**Data to process**
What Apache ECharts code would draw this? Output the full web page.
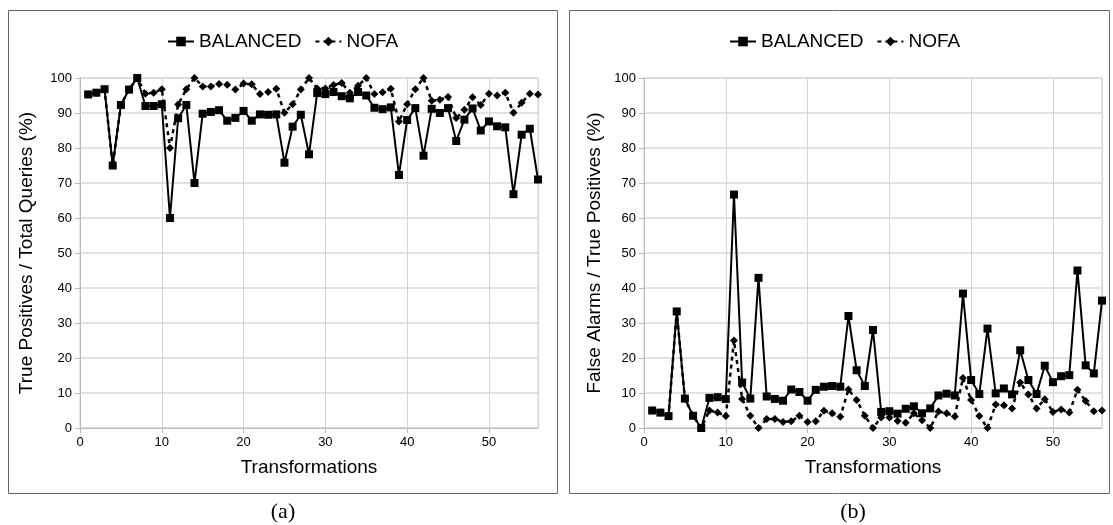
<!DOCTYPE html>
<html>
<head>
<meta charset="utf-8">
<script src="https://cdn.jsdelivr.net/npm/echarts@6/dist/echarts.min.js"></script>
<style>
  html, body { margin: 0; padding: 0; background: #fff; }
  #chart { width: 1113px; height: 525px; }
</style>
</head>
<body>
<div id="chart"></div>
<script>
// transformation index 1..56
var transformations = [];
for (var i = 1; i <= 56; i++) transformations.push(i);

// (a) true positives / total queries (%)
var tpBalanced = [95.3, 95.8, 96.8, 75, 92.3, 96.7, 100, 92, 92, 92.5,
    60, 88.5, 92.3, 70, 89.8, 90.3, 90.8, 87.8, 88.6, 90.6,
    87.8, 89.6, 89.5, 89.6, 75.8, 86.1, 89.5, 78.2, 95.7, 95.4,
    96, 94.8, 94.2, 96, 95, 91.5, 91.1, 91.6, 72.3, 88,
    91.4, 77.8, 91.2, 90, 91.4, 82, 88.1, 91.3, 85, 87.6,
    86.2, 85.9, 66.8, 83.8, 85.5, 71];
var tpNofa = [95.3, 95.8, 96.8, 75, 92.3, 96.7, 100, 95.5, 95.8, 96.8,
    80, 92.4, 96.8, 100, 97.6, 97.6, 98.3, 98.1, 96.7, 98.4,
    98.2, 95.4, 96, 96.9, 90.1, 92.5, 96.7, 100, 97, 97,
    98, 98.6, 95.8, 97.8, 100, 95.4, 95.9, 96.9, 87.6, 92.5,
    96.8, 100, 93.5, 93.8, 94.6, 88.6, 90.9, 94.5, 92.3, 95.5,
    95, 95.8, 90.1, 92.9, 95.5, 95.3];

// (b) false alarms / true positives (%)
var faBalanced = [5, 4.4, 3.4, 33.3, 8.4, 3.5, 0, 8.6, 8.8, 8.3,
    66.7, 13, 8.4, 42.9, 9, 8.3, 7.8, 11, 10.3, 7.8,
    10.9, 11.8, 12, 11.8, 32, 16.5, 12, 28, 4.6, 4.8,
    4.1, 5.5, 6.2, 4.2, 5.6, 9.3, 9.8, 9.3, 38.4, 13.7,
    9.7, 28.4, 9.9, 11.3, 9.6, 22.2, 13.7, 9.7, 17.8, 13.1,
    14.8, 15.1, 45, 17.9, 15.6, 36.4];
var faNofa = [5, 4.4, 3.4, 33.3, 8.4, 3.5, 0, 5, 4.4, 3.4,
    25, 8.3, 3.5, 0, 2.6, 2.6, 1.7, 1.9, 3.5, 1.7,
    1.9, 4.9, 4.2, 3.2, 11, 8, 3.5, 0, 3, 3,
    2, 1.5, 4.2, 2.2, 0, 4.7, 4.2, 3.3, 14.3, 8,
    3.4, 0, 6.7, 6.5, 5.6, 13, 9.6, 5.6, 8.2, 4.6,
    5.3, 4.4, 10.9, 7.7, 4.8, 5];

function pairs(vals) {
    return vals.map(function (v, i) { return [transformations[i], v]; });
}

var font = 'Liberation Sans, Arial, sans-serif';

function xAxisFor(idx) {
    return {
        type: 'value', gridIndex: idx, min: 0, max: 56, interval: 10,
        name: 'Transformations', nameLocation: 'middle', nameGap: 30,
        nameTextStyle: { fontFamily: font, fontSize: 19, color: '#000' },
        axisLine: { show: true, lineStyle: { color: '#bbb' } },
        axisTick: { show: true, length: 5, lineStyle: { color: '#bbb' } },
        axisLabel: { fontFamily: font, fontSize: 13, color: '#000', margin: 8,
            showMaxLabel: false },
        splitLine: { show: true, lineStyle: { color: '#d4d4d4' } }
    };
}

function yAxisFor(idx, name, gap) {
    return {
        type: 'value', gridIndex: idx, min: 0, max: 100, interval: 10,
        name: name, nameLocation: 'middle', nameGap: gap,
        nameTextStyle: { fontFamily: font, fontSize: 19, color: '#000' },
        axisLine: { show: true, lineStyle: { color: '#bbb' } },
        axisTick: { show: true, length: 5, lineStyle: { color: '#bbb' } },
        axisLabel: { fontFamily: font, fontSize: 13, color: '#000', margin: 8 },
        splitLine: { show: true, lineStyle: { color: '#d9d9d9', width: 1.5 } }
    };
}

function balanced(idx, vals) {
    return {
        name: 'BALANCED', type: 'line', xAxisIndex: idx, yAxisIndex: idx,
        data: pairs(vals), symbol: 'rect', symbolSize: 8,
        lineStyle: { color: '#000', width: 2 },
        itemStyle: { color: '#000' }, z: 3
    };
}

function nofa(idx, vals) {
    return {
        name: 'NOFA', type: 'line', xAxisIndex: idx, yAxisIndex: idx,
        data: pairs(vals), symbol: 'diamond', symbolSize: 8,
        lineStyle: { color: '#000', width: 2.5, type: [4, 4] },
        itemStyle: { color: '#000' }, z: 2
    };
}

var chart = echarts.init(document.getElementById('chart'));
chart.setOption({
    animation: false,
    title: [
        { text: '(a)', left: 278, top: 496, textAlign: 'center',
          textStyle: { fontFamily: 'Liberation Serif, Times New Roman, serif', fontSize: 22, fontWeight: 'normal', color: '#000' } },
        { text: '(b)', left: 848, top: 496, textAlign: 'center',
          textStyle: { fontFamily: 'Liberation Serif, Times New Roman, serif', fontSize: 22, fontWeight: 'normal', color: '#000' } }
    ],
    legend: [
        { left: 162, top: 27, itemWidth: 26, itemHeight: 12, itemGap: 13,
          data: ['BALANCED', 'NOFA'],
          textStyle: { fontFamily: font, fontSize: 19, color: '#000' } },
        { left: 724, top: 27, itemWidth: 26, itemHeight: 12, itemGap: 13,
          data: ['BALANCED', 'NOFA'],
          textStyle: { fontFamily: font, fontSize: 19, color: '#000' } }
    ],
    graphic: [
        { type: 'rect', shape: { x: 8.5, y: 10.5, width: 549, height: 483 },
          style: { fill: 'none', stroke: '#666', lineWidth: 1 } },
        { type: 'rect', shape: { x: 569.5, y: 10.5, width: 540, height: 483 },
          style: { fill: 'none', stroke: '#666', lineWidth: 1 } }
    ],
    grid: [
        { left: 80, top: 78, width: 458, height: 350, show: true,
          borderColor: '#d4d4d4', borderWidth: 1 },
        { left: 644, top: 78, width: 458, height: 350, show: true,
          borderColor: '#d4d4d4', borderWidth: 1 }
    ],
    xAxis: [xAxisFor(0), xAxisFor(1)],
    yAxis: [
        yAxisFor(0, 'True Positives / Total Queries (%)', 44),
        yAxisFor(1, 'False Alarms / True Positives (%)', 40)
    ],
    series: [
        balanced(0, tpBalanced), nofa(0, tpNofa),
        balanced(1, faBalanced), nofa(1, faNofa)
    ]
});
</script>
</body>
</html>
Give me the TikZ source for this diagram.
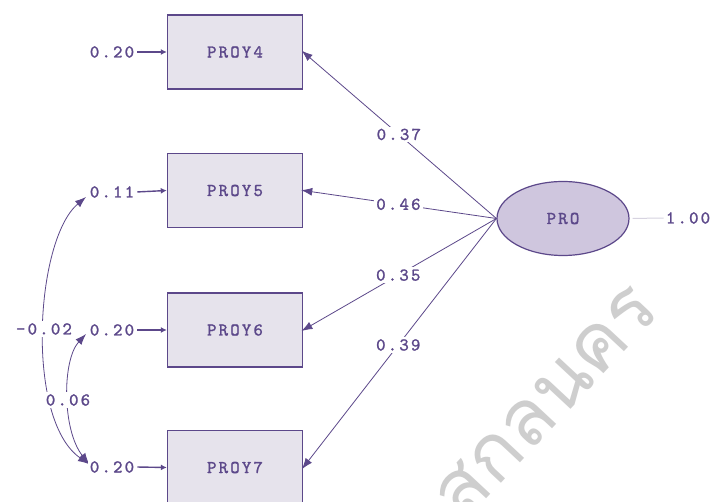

**What you have to do**
Copy nothing past the line containing "for (var i = 1;": reproduce every line from the start of the records up to it, skipping pictures.

**Solution below**
What Apache ECharts code would draw this? Output the full web page.
<!DOCTYPE html>
<html>
<head>
<meta charset="utf-8">
<script src="https://cdn.jsdelivr.net/npm/echarts@6/dist/echarts.min.js"></script>
<style>
  html, body { margin: 0; padding: 0; background: #fff; }
  #chart { width: 1113px; height: 525px; }
</style>
</head>
<body>
<div id="chart"></div>
<script>
// transformation index 1..56
var transformations = [];
for (var i = 1; i <= 56; i++) transformations.push(i);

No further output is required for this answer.